The Trump Organization will not pursue any new foreign deals while Trump is in office, and any deal or action that could compromise Trump's ability to govern in the interest of the country would be subject to written approval by a newly appointed ethics adviser. Any payments by foreign governments to Trump's hotels will be donated to Treasury. Besides the Trump Organization's illiquid assets, such as hotels and golf courses, the trust will invest in liquid assets such as cash and Treasuries – as well as, perhaps, a diversified portfolio "that is consistent with the regulations from the Office of Government Ethics."

In response to calls for Trump to liquidate his assets or place them in a blind trust, Dillon argued that Trump should not have to suffer the financial repercussions of a "fire sale," and that he cannot "unknow" key aspects of his business, making a truly blind trust impractical. Trump will only see the profit-and-loss statement of the organization as a whole – not those of its individual businesses – and will not learn of new deals unless "he reads it in the paper or sees it on TV."

Trump shot down a request to release his tax returns, saying that he was under audit and "the only one that cares about my tax returns are the reporters." (According to a poll conducted in August, however, the majority of Republicans wanted Trump to release his tax returns.) He did not answer questions about potential conflicts of interest in his cabinet, which will include former Exxon Mobil Corp. (XOM) CEO Rex Tillerson if he is confirmed by the Senate.
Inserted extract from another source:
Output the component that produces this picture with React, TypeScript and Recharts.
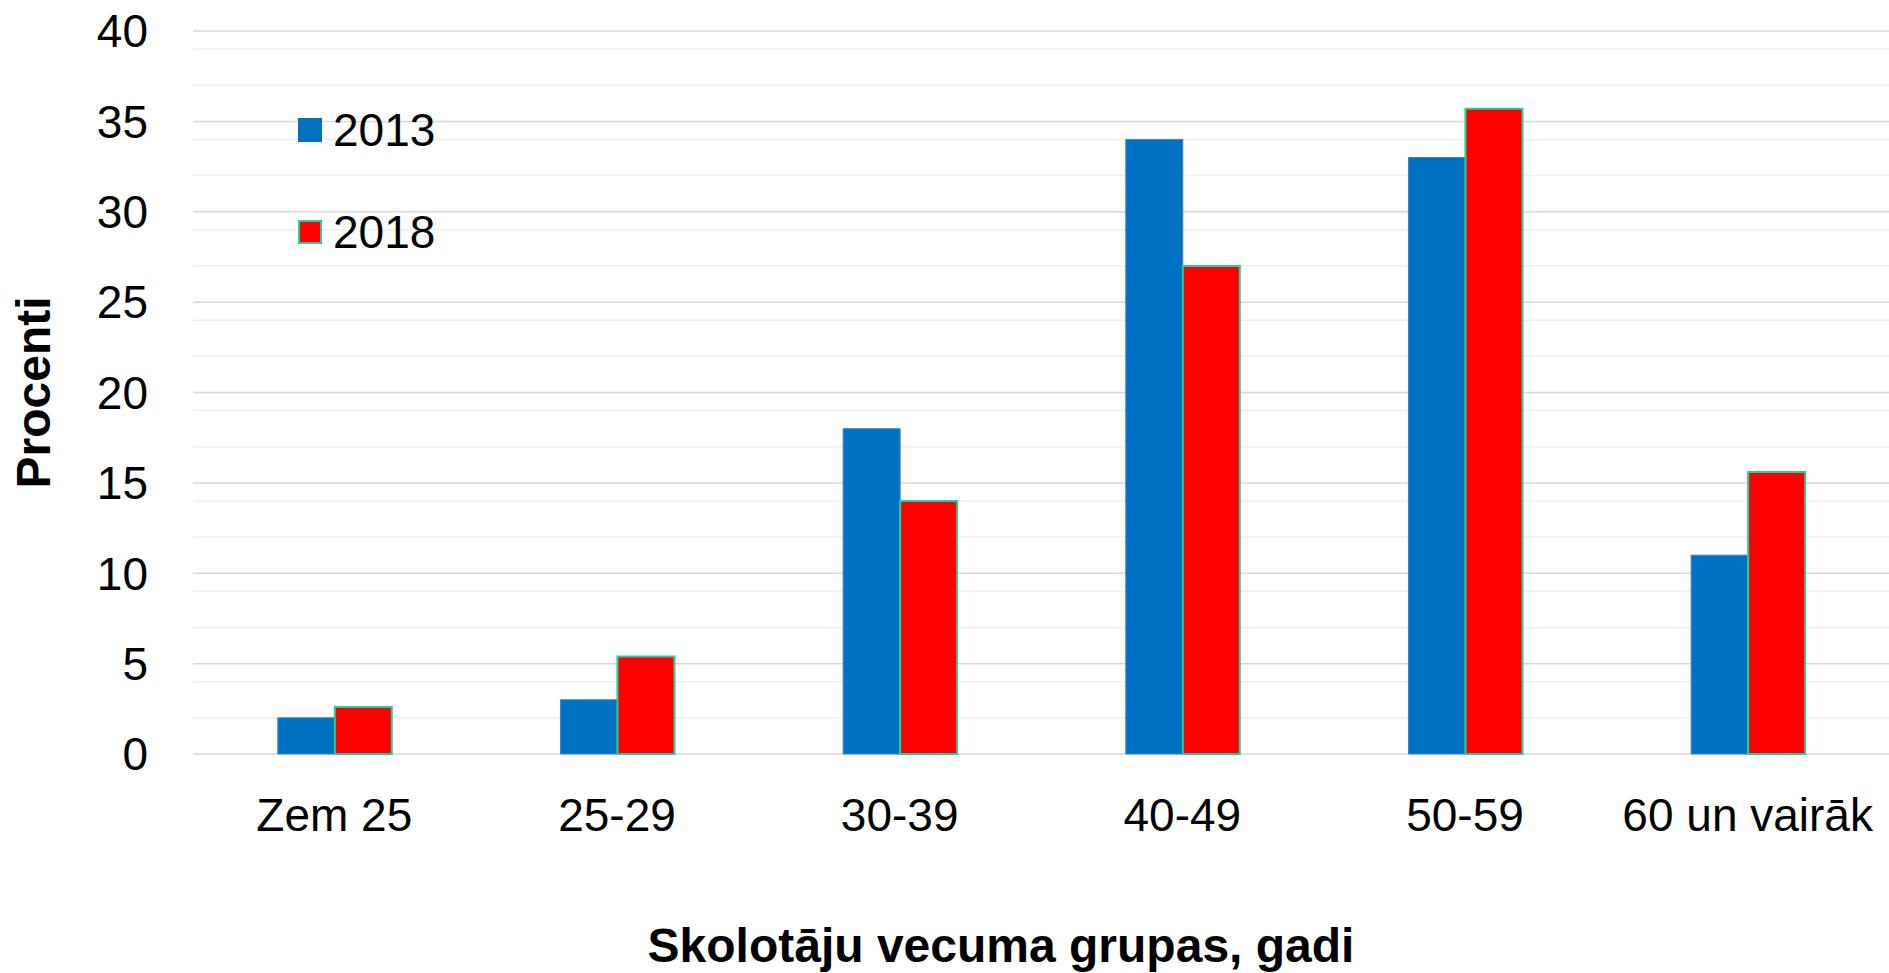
import React from "react";
import { BarChart, Bar, XAxis, YAxis, CartesianGrid, Legend } from "recharts";

const grupas = ["Zem 25", "25-29", "30-39", "40-49", "50-59", "60 un vairāk"];
const gads2013 = [2, 3, 18, 34, 33, 11];
const gads2018 = [2.6, 5.4, 14, 27, 35.7, 15.6];
const galvenieTicks = [0, 5, 10, 15, 20, 25, 30, 35, 40];
const sikieTicks = Array.from({ length: 41 }, (_, i) => i).filter((v) => v % 5 !== 0);

const dati = grupas.map((g, i) => ({ grupa: g, y2013: gads2013[i], y2018: gads2018[i] }));

const FONT = "'Liberation Sans', Arial, sans-serif";
const ZILS = "#0070C0";
const SARKANS = "#FF0000";
const MALA = "#22CFA0";

function XTick({ x, y, payload }: any) {
  return (
    <text x={x} y={y} dy={77} textAnchor="middle" fontSize={46} fontFamily={FONT} fill="#000">
      {payload.value}
    </text>
  );
}

function YTick({ x, y, payload }: any) {
  return (
    <text x={x} y={y} dy="0.355em" textAnchor="end" fontSize={46} fontFamily={FONT} fill="#000">
      {payload.value}
    </text>
  );
}

function Lezenda({ payload }: any) {
  return (
    <div style={{ fontFamily: FONT, fontSize: 46, color: "#000" }}>
      {(payload || []).map((p: any, i: number) => (
        <div key={p.value} style={{ display: "flex", alignItems: "center", height: 50, marginTop: i ? 52 : 0 }}>
          <span
            style={{
              display: "inline-block",
              width: 24,
              height: 24,
              boxSizing: "border-box",
              background: p.color,
              border: p.value === "2018" ? `2px solid ${MALA}` : "none",
              marginRight: 11,
            }}
          />
          <span>{p.value}</span>
        </div>
      ))}
    </div>
  );
}

export default function App() {
  return (
    <div>
      <style>{`body{margin:0;background:#fff}`}</style>
      <BarChart
        width={1889}
        height={973}
        data={dati}
        margin={{ top: 31, right: 0, bottom: 0, left: 0 }}
        barCategoryGap="30%"
        barGap={0}
      >
        <CartesianGrid vertical={false} horizontalValues={sikieTicks} stroke="#efefef" strokeWidth={1.5} />
        <CartesianGrid vertical={false} stroke="#d9d9d9" strokeWidth={1.5} />
        <XAxis
          dataKey="grupa"
          height={219}
          tickSize={0}
          tickMargin={0}
          tickLine={false}
          axisLine={false}
          interval={0}
          tick={<XTick />}
          label={{
            content: ({ viewBox }: any) => (
              <text
                x={viewBox.x + viewBox.width / 2 - 40}
                y={viewBox.y + 208}
                textAnchor="middle"
                fontSize={48}
                fontWeight="bold"
                fontFamily={FONT}
                fill="#000"
              >
                Skolotāju vecuma grupas, gadi
              </text>
            ),
          }}
        />
        <YAxis
          width={193}
          domain={[0, 40]}
          ticks={galvenieTicks}
          tickSize={0}
          tickMargin={45}
          tickLine={false}
          axisLine={false}
          tick={<YTick />}
          label={{
            content: ({ viewBox }: any) => (
              <text
                transform={`translate(${viewBox.x + 33}, ${viewBox.y + viewBox.height / 2}) rotate(-90)`}
                textAnchor="middle"
                dominantBaseline="central"
                fontSize={48}
                fontWeight="bold"
                fontFamily={FONT}
                fill="#000"
              >
                Procenti
              </text>
            ),
          }}
        />
        <Legend
          layout="vertical"
          align="center"
          verticalAlign="middle"
          wrapperStyle={{ left: 298, top: 105, width: "auto" }}
          content={<Lezenda />}
        />
        <Bar dataKey="y2013" name="2013" fill={ZILS} stroke="#3d86c6" strokeWidth={1} isAnimationActive={false} />
        <Bar dataKey="y2018" name="2018" fill={SARKANS} stroke={MALA} strokeWidth={2} isAnimationActive={false} />
      </BarChart>
    </div>
  );
}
Trump promised his audience that they would be "very proud" of the replacement he plans for Obamacare, but did not specify what it might look like. He said that he would release a plan once his secretary was confirmed, presumably referring to his pick to head the Department of Health and Human Services, Georgia Congressman Tom Price. "We're going to have a health care that is far less expensive and far better" was as specific as he got.